- THE REQUEST -
Restate the listing below word for word, omitting any images.

- SUPPLIED DATA -

######

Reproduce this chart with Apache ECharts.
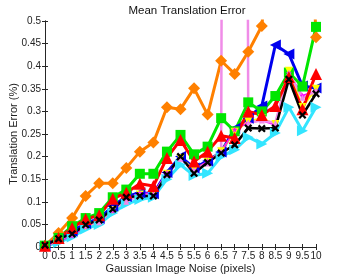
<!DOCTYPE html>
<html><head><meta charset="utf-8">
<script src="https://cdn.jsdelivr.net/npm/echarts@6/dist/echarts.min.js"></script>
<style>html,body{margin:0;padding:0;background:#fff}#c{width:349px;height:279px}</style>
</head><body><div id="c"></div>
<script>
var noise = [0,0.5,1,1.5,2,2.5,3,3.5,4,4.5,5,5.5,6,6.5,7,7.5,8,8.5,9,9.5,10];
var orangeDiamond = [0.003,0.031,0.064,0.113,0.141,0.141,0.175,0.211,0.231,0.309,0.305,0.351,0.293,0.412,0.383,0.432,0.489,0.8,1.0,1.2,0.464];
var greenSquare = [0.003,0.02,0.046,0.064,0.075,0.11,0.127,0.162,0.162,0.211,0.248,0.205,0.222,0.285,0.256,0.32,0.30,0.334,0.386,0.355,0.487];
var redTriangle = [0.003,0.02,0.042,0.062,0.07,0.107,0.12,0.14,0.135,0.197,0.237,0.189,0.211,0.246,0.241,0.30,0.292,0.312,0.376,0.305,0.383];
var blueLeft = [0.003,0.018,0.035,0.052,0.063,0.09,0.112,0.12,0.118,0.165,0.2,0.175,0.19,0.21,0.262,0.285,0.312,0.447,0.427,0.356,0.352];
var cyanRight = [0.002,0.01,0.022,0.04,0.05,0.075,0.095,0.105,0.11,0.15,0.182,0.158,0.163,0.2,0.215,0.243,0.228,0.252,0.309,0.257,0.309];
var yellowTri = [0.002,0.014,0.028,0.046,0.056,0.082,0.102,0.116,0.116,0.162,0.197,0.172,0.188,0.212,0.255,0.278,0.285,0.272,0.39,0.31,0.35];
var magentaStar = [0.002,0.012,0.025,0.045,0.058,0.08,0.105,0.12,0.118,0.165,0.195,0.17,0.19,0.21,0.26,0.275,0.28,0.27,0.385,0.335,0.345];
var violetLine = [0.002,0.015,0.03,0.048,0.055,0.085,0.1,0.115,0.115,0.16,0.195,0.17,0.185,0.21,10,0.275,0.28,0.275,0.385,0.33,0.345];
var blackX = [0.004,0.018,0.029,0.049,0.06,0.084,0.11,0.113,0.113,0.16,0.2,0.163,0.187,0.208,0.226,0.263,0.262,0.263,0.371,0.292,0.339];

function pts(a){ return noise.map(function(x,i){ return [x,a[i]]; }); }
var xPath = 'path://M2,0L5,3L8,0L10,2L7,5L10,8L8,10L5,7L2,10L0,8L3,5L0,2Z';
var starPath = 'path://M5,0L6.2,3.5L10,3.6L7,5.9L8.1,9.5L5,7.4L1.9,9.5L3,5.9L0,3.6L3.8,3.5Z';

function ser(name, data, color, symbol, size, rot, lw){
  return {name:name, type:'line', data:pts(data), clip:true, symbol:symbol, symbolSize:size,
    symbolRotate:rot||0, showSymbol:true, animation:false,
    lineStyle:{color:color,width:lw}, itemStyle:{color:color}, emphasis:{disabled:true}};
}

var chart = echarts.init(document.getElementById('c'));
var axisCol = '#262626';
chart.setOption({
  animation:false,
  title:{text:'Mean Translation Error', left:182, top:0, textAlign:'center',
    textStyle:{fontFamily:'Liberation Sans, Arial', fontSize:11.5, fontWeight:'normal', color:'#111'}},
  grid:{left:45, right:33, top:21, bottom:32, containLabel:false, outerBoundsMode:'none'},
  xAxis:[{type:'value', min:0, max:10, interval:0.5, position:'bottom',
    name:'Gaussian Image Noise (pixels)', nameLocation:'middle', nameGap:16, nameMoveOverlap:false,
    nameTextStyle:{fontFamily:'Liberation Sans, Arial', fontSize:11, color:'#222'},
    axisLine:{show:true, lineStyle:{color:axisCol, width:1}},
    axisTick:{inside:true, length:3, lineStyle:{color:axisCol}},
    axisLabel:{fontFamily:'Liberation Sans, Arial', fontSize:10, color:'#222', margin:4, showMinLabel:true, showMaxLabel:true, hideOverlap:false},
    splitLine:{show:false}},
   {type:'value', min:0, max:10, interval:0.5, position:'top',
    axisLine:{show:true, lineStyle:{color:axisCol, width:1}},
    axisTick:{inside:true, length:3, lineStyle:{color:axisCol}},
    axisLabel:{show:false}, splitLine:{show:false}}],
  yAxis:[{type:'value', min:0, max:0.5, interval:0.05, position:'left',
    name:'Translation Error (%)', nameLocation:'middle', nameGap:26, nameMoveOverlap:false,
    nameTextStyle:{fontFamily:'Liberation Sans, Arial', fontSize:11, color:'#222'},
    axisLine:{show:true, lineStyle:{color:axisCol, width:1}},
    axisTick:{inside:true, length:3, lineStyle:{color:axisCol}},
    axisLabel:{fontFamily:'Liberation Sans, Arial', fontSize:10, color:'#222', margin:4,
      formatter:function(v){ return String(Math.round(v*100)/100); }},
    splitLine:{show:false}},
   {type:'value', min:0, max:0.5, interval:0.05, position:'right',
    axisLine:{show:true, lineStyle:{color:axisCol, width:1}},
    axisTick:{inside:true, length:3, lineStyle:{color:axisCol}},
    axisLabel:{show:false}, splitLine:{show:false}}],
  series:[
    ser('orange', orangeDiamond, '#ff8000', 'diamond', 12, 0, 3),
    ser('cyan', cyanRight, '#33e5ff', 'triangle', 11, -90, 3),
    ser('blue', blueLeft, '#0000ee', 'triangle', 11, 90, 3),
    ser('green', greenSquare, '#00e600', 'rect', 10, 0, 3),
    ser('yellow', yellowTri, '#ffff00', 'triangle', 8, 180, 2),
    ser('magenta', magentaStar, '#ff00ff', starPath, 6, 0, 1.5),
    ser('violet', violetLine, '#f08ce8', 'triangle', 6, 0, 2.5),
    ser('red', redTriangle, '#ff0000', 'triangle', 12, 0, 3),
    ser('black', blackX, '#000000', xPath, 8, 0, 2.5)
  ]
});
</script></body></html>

######

- EXERCISE RESULT -
Reproduce this chart with Apache ECharts.
<!DOCTYPE html>
<html><head><meta charset="utf-8">
<script src="https://cdn.jsdelivr.net/npm/echarts@6/dist/echarts.min.js"></script>
<style>html,body{margin:0;padding:0;background:#fff}#c{width:349px;height:279px}</style>
</head><body><div id="c"></div>
<script>
var noise = [0,0.5,1,1.5,2,2.5,3,3.5,4,4.5,5,5.5,6,6.5,7,7.5,8,8.5,9,9.5,10];
var orangeDiamond = [0.003,0.031,0.064,0.113,0.141,0.141,0.175,0.211,0.231,0.309,0.305,0.351,0.293,0.412,0.383,0.432,0.489,0.8,1.0,1.2,0.464];
var greenSquare = [0.003,0.02,0.046,0.064,0.075,0.11,0.127,0.162,0.162,0.211,0.248,0.205,0.222,0.285,0.256,0.32,0.30,0.334,0.386,0.355,0.487];
var redTriangle = [0.003,0.02,0.042,0.062,0.07,0.107,0.12,0.14,0.135,0.197,0.237,0.189,0.211,0.246,0.241,0.30,0.292,0.312,0.376,0.305,0.383];
var blueLeft = [0.003,0.018,0.035,0.052,0.063,0.09,0.112,0.12,0.118,0.165,0.2,0.175,0.19,0.21,0.262,0.285,0.312,0.447,0.427,0.356,0.352];
var cyanRight = [0.002,0.01,0.022,0.04,0.05,0.075,0.095,0.105,0.11,0.15,0.182,0.158,0.163,0.2,0.215,0.243,0.228,0.252,0.309,0.257,0.309];
var yellowTri = [0.002,0.014,0.028,0.046,0.056,0.082,0.102,0.116,0.116,0.162,0.197,0.172,0.188,0.212,0.255,0.278,0.285,0.272,0.39,0.31,0.35];
var magentaStar = [0.002,0.012,0.025,0.045,0.058,0.08,0.105,0.12,0.118,0.165,0.195,0.17,0.19,0.21,0.26,0.275,0.28,0.27,0.385,0.335,0.345];
var violetLine = [0.002,0.015,0.03,0.048,0.055,0.085,0.1,0.115,0.115,0.16,0.195,0.17,0.185,0.21,10,0.275,0.28,0.275,0.385,0.33,0.345];
var blackX = [0.004,0.018,0.029,0.049,0.06,0.084,0.11,0.113,0.113,0.16,0.2,0.163,0.187,0.208,0.226,0.263,0.262,0.263,0.371,0.292,0.339];

function pts(a){ return noise.map(function(x,i){ return [x,a[i]]; }); }
var xPath = 'path://M2,0L5,3L8,0L10,2L7,5L10,8L8,10L5,7L2,10L0,8L3,5L0,2Z';
var starPath = 'path://M5,0L6.2,3.5L10,3.6L7,5.9L8.1,9.5L5,7.4L1.9,9.5L3,5.9L0,3.6L3.8,3.5Z';

function ser(name, data, color, symbol, size, rot, lw){
  return {name:name, type:'line', data:pts(data), clip:true, symbol:symbol, symbolSize:size,
    symbolRotate:rot||0, showSymbol:true, animation:false,
    lineStyle:{color:color,width:lw}, itemStyle:{color:color}, emphasis:{disabled:true}};
}

var chart = echarts.init(document.getElementById('c'));
var axisCol = '#262626';
chart.setOption({
  animation:false,
  title:{text:'Mean Translation Error', left:182, top:0, textAlign:'center',
    textStyle:{fontFamily:'Liberation Sans, Arial', fontSize:11.5, fontWeight:'normal', color:'#111'}},
  grid:{left:45, right:33, top:21, bottom:32, containLabel:false, outerBoundsMode:'none'},
  xAxis:[{type:'value', min:0, max:10, interval:0.5, position:'bottom',
    name:'Gaussian Image Noise (pixels)', nameLocation:'middle', nameGap:16, nameMoveOverlap:false,
    nameTextStyle:{fontFamily:'Liberation Sans, Arial', fontSize:11, color:'#222'},
    axisLine:{show:true, lineStyle:{color:axisCol, width:1}},
    axisTick:{inside:true, length:3, lineStyle:{color:axisCol}},
    axisLabel:{fontFamily:'Liberation Sans, Arial', fontSize:10, color:'#222', margin:4, showMinLabel:true, showMaxLabel:true, hideOverlap:false},
    splitLine:{show:false}},
   {type:'value', min:0, max:10, interval:0.5, position:'top',
    axisLine:{show:true, lineStyle:{color:axisCol, width:1}},
    axisTick:{inside:true, length:3, lineStyle:{color:axisCol}},
    axisLabel:{show:false}, splitLine:{show:false}}],
  yAxis:[{type:'value', min:0, max:0.5, interval:0.05, position:'left',
    name:'Translation Error (%)', nameLocation:'middle', nameGap:26, nameMoveOverlap:false,
    nameTextStyle:{fontFamily:'Liberation Sans, Arial', fontSize:11, color:'#222'},
    axisLine:{show:true, lineStyle:{color:axisCol, width:1}},
    axisTick:{inside:true, length:3, lineStyle:{color:axisCol}},
    axisLabel:{fontFamily:'Liberation Sans, Arial', fontSize:10, color:'#222', margin:4,
      formatter:function(v){ return String(Math.round(v*100)/100); }},
    splitLine:{show:false}},
   {type:'value', min:0, max:0.5, interval:0.05, position:'right',
    axisLine:{show:true, lineStyle:{color:axisCol, width:1}},
    axisTick:{inside:true, length:3, lineStyle:{color:axisCol}},
    axisLabel:{show:false}, splitLine:{show:false}}],
  series:[
    ser('orange', orangeDiamond, '#ff8000', 'diamond', 12, 0, 3),
    ser('cyan', cyanRight, '#33e5ff', 'triangle', 11, -90, 3),
    ser('blue', blueLeft, '#0000ee', 'triangle', 11, 90, 3),
    ser('green', greenSquare, '#00e600', 'rect', 10, 0, 3),
    ser('yellow', yellowTri, '#ffff00', 'triangle', 8, 180, 2),
    ser('magenta', magentaStar, '#ff00ff', starPath, 6, 0, 1.5),
    ser('violet', violetLine, '#f08ce8', 'triangle', 6, 0, 2.5),
    ser('red', redTriangle, '#ff0000', 'triangle', 12, 0, 3),
    ser('black', blackX, '#000000', xPath, 8, 0, 2.5)
  ]
});
</script></body></html>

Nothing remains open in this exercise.